Start Information shown

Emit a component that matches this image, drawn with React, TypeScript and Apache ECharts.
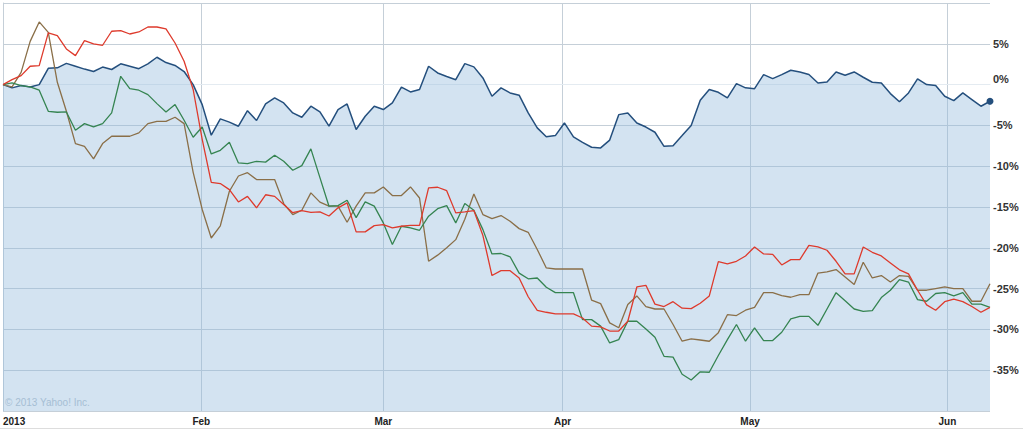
import React, { useEffect, useRef } from "react";
import * as echarts from "echarts";

// Percent change series, one value per trading day (first point = start of 2013)
const blueSeries = [
  0, -0.4, -0.1, -0.3, 0, 2.0, 2.05, 2.6, 2.25, 1.9,
  1.6, 2.15, 1.85, 2.55, 2.25, 1.95, 2.55, 3.35, 2.7, 2.35,
  1.6, 0, -2.45, -6.2, -4.2, -4.6, -5.1, -3.2, -4.4, -2.37,
  -1.63, -2.25, -3.47, -4.0, -2.65, -3.35, -5.1, -3.06, -2.37, -5.5,
  -3.88, -2.65, -3.06, -2.25, -0.3, -0.9, -0.6, 2.25, 1.43, 1.0,
  0.6, 2.57, 2.17, 0.82, -1.43, -0.4, -1.02, -1.3, -3.47, -5.3,
  -6.4, -6.25, -4.7, -6.4, -7.07, -7.68, -7.76, -6.8, -3.68, -3.47,
  -4.7, -5.2, -5.84, -7.56, -7.48, -6.25, -5.0, -1.92, -0.61, -0.94,
  -1.63, 0.12, -0.4, -0.5, 1.23, 0.74, 1.23, 1.76, 1.55, 1.23,
  0.2, 0.33, 1.55, 1.14, 1.55, 0.9, 0.29, 0.2, -1.1, -2.1,
  -1.02, 0.7, 0, -0.12, -1.43, -1.96, -1.02, -1.84, -2.65, -2.04,
];

const redSeries = [
  0, 0.61, 1.1, 2.25, 2.33, 6.33, 6.0, 4.37, 3.55, 5.39,
  4.98, 4.82, 6.54, 6.62, 6.2, 6.45, 7.06, 7.06, 6.82, 5.1,
  2.86, -0.6, -6.7, -11.97, -12.13, -12.87, -14.38, -13.7, -15.1, -13.5,
  -13.7, -14.7, -15.7, -15.44, -15.65, -15.6, -16.1, -15.1, -14.5, -18.05,
  -18.05, -17.28, -17.16, -17.56, -17.36, -17.24, -17.24, -12.66, -12.58, -13.0,
  -15.72, -15.6, -15.44, -18.5, -23.4, -22.8, -22.8, -23.7, -26.0, -27.66,
  -27.9, -28.1, -28.1, -28.1, -28.6, -29.6, -29.7, -30.2, -30.2, -29.0,
  -24.8, -24.6, -26.9, -27.2, -26.6, -27.4, -27.45, -26.8, -25.9, -21.7,
  -21.97, -21.65, -21.0, -19.9, -20.75, -20.8, -22.1, -21.45, -21.45, -19.7,
  -19.9, -20.3, -21.65, -23.2, -23.2, -19.9, -20.55, -21.0, -21.85, -22.7,
  -23.2, -25.2, -27.0, -27.66, -26.6, -26.3, -26.6, -27.2, -27.9, -27.3,
];

const greenSeries = [
  0, 0.2, -0.12, -0.29, -0.69, -3.27, -3.39, -3.35, -5.6, -4.78,
  -5.19, -4.78, -3.47, 1.02, -0.49, -0.69, -1.23, -2.33, -3.35, -2.45,
  -4.37, -6.45, -5.19, -8.5, -8.05, -7.07, -9.6, -9.68, -9.4, -9.5,
  -8.66, -9.4, -10.5, -9.93, -7.88, -11.4, -14.9, -14.83, -14.17, -16.3,
  -14.38, -14.9, -16.95, -19.6, -17.36, -17.56, -17.85, -16.13, -15.2, -14.83,
  -16.95, -14.58, -15.4, -17.77, -20.75, -20.7, -21.1, -23.1, -23.8, -23.7,
  -24.84, -25.5, -25.5, -25.5, -28.8, -28.8, -29.6, -31.66, -31.25, -29.0,
  -29.0, -29.95, -30.97, -33.3, -33.4, -35.5, -36.2, -35.2, -35.25, -33.2,
  -31.25, -29.4, -31.45, -29.8, -31.37, -31.37, -30.35, -28.7, -28.4, -28.4,
  -29.5, -27.5, -25.5, -26.5, -27.5, -27.8, -27.7, -26.1, -25.2, -23.9,
  -24.2, -26.35, -26.55, -25.6, -25.5, -25.9, -25.5, -26.9, -26.9, -27.3,
];

const brownSeries = [
  0, -0.29, 1.5, 5.3, 7.68, 6.4, 0.28, -3.27, -7.23, -7.56,
  -9.1, -7.23, -6.33, -6.33, -6.33, -5.92, -4.78, -4.5, -4.5, -4.0,
  -4.78, -10.75, -15.3, -18.8, -17.3, -13.07, -11.2, -10.8, -11.64, -11.64,
  -11.64, -14.58, -15.93, -15.4, -13.27, -14.4, -14.9, -14.9, -16.87, -14.9,
  -13.27, -13.27, -12.54, -13.6, -13.6, -12.54, -13.9, -21.65, -20.9, -20.0,
  -19.0, -16.5, -13.4, -15.93, -16.42, -16.05, -16.75, -17.65, -18.1, -20.2,
  -22.47, -22.6, -22.6, -22.6, -22.6, -26.4, -26.84, -29.2, -29.8, -26.96,
  -25.9, -27.2, -27.5, -27.5, -29.4, -31.45, -31.17, -31.3, -31.45, -30.4,
  -28.2, -28.3, -27.65, -27.3, -25.5, -25.5, -25.86, -26.06, -25.74, -25.74,
  -23.1, -22.95, -22.67, -23.57, -24.5, -21.77, -23.7, -23.4, -24.2, -23.4,
  -23.5, -25.2, -25.2, -25.0, -24.8, -25.0, -25.0, -26.55, -26.55, -24.4,
];

// Month ticks (position in trading-day index units) and their labels
const monthTicks = [0, 21.9, 42, 61.8, 82.5, 104.3];
const monthLabels = ["2013", "Feb", "Mar", "Apr", "May", "Jun"];

// Y axis tick labels shown
const yTicksShown = [5, 0, -5, -10, -15, -20, -25, -30, -35];

const BLUE = "#244f7d";
const RED = "#de3a2c";
const GREEN = "#358451";
const BROWN = "#8a6f48";

const toPoints = (arr: number[]) => arr.map((v, i) => [i, v]);

export default function App() {
  const ref = useRef<HTMLDivElement>(null);

  useEffect(() => {
    if (!ref.current) return;
    const chart = echarts.init(ref.current, null, { renderer: "svg" });
    const lastIdx = blueSeries.length - 1;
    const font = "'Liberation Sans', Arial, sans-serif";

    chart.setOption({
      animation: false,
      backgroundColor: "#ffffff",
      grid: { left: 1, right: 33, top: 3, bottom: 18, containLabel: false },
      xAxis: {
        type: "value",
        min: 0,
        max: lastIdx,
        axisLine: { show: true, lineStyle: { color: "#e4ebf1", width: 1 } },
        axisTick: { show: false, customValues: monthTicks },
        splitLine: { show: true, lineStyle: { color: "#c5cfd8", width: 1 } },
        axisLabel: {
          customValues: monthTicks,
          alignMinLabel: "left",
          margin: 5,
          fontFamily: font,
          fontSize: 10,
          fontWeight: "bold",
          color: "#222222",
          formatter: (v: number) => {
            const k = monthTicks.findIndex((m) => Math.abs(m - v) < 1e-6);
            return k >= 0 ? monthLabels[k] : "";
          },
        },
      },
      yAxis: {
        type: "value",
        position: "right",
        min: -40,
        max: 10,
        interval: 5,
        axisLine: { show: true, lineStyle: { color: "#c5cfd8", width: 1 } },
        axisTick: { show: false },
        splitLine: { show: true, lineStyle: { color: "#c5cfd8", width: 1 } },
        axisLabel: {
          margin: 3,
          align: "left",
          fontFamily: font,
          fontSize: 11,
          fontWeight: "bold",
          color: "#333333",
          formatter: (v: number) => {
            if (!yTicksShown.includes(v)) return "";
            if (v === 0) return "{z|0%}";
            return v + "%";
          },
          rich: {
            z: {
              fontFamily: font,
              fontSize: 11,
              fontWeight: "bold",
              color: "#333333",
              padding: [0, 0, 12, 0],
            },
          },
        },
      },
      graphic: [
        {
          type: "text",
          left: 5,
          top: 397,
          silent: true,
          style: {
            text: "© 2013 Yahoo! Inc.",
            fill: "#b3c2ce",
            font: "10px 'Liberation Sans', Arial, sans-serif",
          },
        },
        {
          type: "line",
          silent: true,
          shape: { x1: 0, y1: 428.5, x2: 1023, y2: 428.5 },
          style: { stroke: "#dddddd", lineWidth: 1 },
        },
      ],
      series: [
        {
          name: "blue",
          type: "line",
          data: toPoints(blueSeries),
          showSymbol: false,
          lineStyle: { color: BLUE, width: 1.5 },
          itemStyle: { color: BLUE },
          areaStyle: { color: "rgba(146,186,220,0.4)", opacity: 1, origin: "start" },
          z: 2,
        },
        {
          name: "brown",
          type: "line",
          data: toPoints(brownSeries),
          showSymbol: false,
          lineStyle: { color: BROWN, width: 1.3 },
          itemStyle: { color: BROWN },
          z: 3,
        },
        {
          name: "green",
          type: "line",
          data: toPoints(greenSeries),
          showSymbol: false,
          lineStyle: { color: GREEN, width: 1.3 },
          itemStyle: { color: GREEN },
          z: 4,
        },
        {
          name: "red",
          type: "line",
          data: toPoints(redSeries),
          showSymbol: false,
          lineStyle: { color: RED, width: 1.3 },
          itemStyle: { color: RED },
          z: 5,
        },
        {
          name: "last",
          type: "scatter",
          data: [[lastIdx, blueSeries[lastIdx]]],
          symbolSize: 7,
          itemStyle: { color: BLUE, opacity: 1 },
          z: 6,
        },
      ],
    });

    return () => chart.dispose();
  }, []);

  return (
    <div
      ref={ref}
      style={{ position: "fixed", left: 0, top: 0, width: 1023, height: 429 }}
    />
  );
}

End Information shown

** Short problem **
Return nothing but the lines running from the start of the data to the line with "import * as", please, both ends included and no pictures.

** Result of the task **
Emit a component that matches this image, drawn with React, TypeScript and Apache ECharts.
import React, { useEffect, useRef } from "react";
import * as echarts from "echarts";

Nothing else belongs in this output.